Another thing to bear in mind is that intelligent performance is a multidimensional quantity: There are different kinds of intelligence.  Some individuals can exceed in task X and yet be poor in task Y. This may be because it is not logically possible to be both good at X and Y; these tasks may have a logical structure which entails a conflict.

In summary: It may well be that our world puts limits on how intelligent an IPC machine can be.  In any case an IPC machine is likely to be slow because it takes time to render the world in terms of its highly generic associative language. And its store of knowledge will only develop as fast as learning allows; for this learning may be hamstrung by the rate at which our world supplies data.


If I may indulge in a little speculative futurology then my guess is that whilst successful human engineered RI  is possible (and will likely have the touch and feel of human thinking) there will be no AI take over. Rather what will happen is that humans (and perhaps human engineered IPCMs) will become more and more integrated with an extensive toolbox of specialized conventional AI applications.
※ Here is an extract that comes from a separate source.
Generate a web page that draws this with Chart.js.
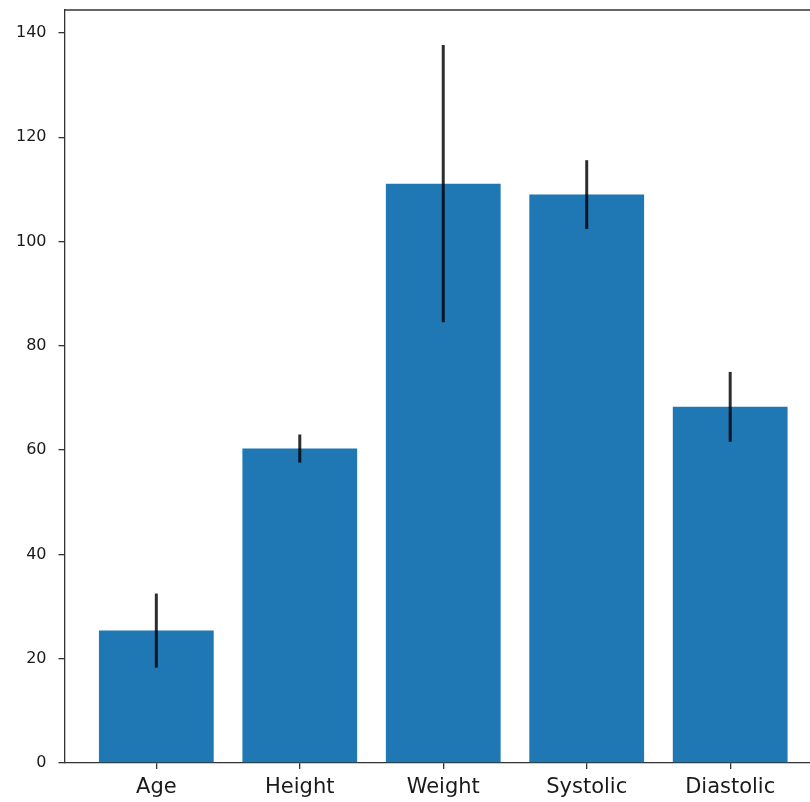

Human intelligence (and perhaps even engineered IPCMs) will become the humunculus that Dembski talks of; in short AI will serve as an increasingly integrated extension of the human mind.  In many ways this is already happening. The average human who has access to a web connected desk top computer or an iPhone has at his disposal potentially huge information and AI resources. And maybe one day web connectivity will be directly connected to the brain surgically!  Web apps will do slave tasks that IPC cognition finds difficult because of the processing overheads inherent in the need to translate to the general IPC language.  But IPC will remain the core intelligence, effectively the managing humunculus spider in the middle of the web. If that "spider" happens to be a human engineered IPCM then I feel that necessarily it will display very human personal foibles and limitations as one would expect from what would essentially be a complex adaptive system placed in a world whose epistemic interface is such that it does always provide easy interpretation.
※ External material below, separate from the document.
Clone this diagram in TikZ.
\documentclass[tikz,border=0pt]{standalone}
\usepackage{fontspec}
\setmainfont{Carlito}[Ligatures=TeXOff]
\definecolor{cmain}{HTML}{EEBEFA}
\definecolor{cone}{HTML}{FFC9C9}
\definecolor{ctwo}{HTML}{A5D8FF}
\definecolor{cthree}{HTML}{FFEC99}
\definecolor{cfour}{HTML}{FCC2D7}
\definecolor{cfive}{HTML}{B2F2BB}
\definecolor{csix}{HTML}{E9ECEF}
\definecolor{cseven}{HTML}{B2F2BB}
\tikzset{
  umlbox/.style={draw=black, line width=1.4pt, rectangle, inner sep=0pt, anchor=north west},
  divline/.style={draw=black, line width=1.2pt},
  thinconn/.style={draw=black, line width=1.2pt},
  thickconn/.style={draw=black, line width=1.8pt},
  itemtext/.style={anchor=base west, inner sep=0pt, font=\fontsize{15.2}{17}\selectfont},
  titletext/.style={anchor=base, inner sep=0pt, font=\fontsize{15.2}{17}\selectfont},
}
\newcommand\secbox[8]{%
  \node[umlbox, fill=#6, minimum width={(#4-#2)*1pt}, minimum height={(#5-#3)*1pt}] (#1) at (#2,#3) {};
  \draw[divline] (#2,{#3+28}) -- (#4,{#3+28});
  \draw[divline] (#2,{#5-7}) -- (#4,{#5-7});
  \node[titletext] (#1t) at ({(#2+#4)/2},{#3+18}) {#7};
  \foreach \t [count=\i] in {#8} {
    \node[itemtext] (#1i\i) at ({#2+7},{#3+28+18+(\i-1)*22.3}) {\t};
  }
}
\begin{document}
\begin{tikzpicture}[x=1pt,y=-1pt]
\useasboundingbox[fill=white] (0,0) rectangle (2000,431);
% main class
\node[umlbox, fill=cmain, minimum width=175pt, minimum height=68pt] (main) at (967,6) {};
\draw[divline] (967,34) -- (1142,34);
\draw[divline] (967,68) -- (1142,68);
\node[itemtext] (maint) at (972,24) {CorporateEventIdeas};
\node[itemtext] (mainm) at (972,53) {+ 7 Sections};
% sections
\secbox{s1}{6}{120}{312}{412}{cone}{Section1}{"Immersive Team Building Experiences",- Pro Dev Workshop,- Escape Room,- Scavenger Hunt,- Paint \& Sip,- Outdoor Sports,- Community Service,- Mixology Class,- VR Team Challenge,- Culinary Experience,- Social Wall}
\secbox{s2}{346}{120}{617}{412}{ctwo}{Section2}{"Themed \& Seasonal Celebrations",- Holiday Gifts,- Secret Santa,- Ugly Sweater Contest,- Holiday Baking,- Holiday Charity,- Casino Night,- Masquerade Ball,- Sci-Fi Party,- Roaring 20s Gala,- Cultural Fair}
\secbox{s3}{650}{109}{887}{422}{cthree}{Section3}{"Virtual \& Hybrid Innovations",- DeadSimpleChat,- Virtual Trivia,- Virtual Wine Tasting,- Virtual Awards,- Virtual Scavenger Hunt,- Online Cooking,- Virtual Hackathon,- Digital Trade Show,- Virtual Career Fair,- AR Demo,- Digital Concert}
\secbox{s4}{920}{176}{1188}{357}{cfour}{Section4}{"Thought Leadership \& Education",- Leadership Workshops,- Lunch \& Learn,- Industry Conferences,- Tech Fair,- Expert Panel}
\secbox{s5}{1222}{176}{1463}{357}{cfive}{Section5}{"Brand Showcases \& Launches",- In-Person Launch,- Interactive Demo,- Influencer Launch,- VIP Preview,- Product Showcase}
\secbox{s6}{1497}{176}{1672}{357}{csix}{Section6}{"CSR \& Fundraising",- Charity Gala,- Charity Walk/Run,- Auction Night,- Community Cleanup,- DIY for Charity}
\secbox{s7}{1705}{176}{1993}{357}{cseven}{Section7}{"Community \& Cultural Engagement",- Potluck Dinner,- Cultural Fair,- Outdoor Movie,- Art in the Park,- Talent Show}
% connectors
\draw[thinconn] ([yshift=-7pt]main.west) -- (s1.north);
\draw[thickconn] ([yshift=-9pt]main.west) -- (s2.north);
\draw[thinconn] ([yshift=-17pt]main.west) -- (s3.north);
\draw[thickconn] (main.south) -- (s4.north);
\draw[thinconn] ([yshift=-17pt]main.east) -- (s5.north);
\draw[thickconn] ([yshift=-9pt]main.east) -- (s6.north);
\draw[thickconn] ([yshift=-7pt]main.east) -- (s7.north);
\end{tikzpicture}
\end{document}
As far as processing and information resources are concerned the person connected to the internet has huge advantages over the disconnected mind; so much so that the connected person is effectively a genius in comparison!  For example, I don't use an iPhone and this means that when I'm out and about the bright teenager who walks past me in the street and who is a smart operator of his iPhone is, in comparison to myself, a super intelligent AI extended being! When he isn't viewing porn or playing computer games he can far exceed anything I can do intellectually! In one sense that AI super intelligence has arrived!